Rivers and Rain

I was at a meeting in March organised by the Protection of Water Bodies office in Dublin City Council, to discuss two new trials of Sustainable Drainage Systems (SuDS) along the Dodder.

As part of the EU Water Framework Directive, all rivers, lakes, and coastal waters are assessed, and given a grade from High to Bad. A High quality river has clean water, and a healthy ecosystem in and alongside the river. The Dodder is only at Moderate status, and needs to be brought up to at least Good.

When landscape is in a natural state, most rainwater is absorbed by the ground, and makes its way into rivers very slowly.

We’re all familiar with the fact that deforestation leads to flooding – when trees are cut down and the land is cleared, it won’t hold as much water. When it rains, the water flows into the rivers too quickly, causing flooding downstream. In rural areas, we’ve drained wetlands, removing a natural sponge, and water flowing off grasslands often carries nutrients from fertiliser, causing algal growth in rivers and killing fish.

In urban areas, rainwater runs straight off concrete and tarmac into drains. Too much rainwater – and at this stage it doesn’t take much – and the rainwater spills over into the sewage system and washes that into the river. But even ‘pure’ rainwater is carrying rubber particles (from car tyres) and other surface pollutants into the river.

So, the aim of a sustainable drainage system is to slow the movement of rainwater into the rivers, to stop flooding and mixing with sewage, and to filter the water on the way. There are two prototype developments being worked on along the Dodder river, both of which should start construction in late 2023 or early 2024.

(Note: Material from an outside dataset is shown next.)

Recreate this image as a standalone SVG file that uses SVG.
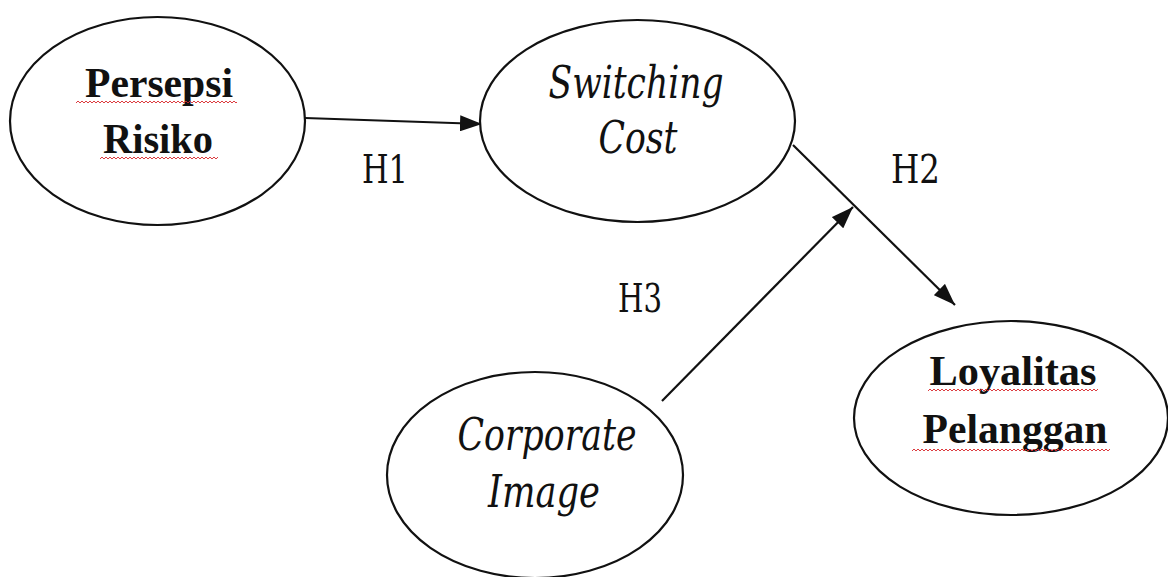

All of the rainwater on Eglinton Road flows into a single storm drain, which then flows into the Dodder. At the moment, all of the surfaces on the road are hard – concrete and tarmac – and the water flows right off. The proposal is to install permeable surfaces on the cycle lanes and parking spaces, allowing water to soak into the ground. More soil will be exposed around trees, and there will be new planting, also allowing water to soak in. Some water will still make its way into the storm drain, but at a slower rate, and the plants and soil will filter out some of the particle pollutants.

Milltown Road is closer to the Dodder, and right now rainwater flows directly from the gutters through a drain into the river. The proposal is to direct the water into shallow ditches and basins in the park. Water will collect in these areas during wet weather, soak into the ground and be absorbed by plants. Less water will flow into the river, and the plants will benefit from having water available during dry spells.

Other trials are going ahead on the river Santry (which has worse water quality). These nature-based solutions can then be applied all across Dublin, and help us restore life to our rivers.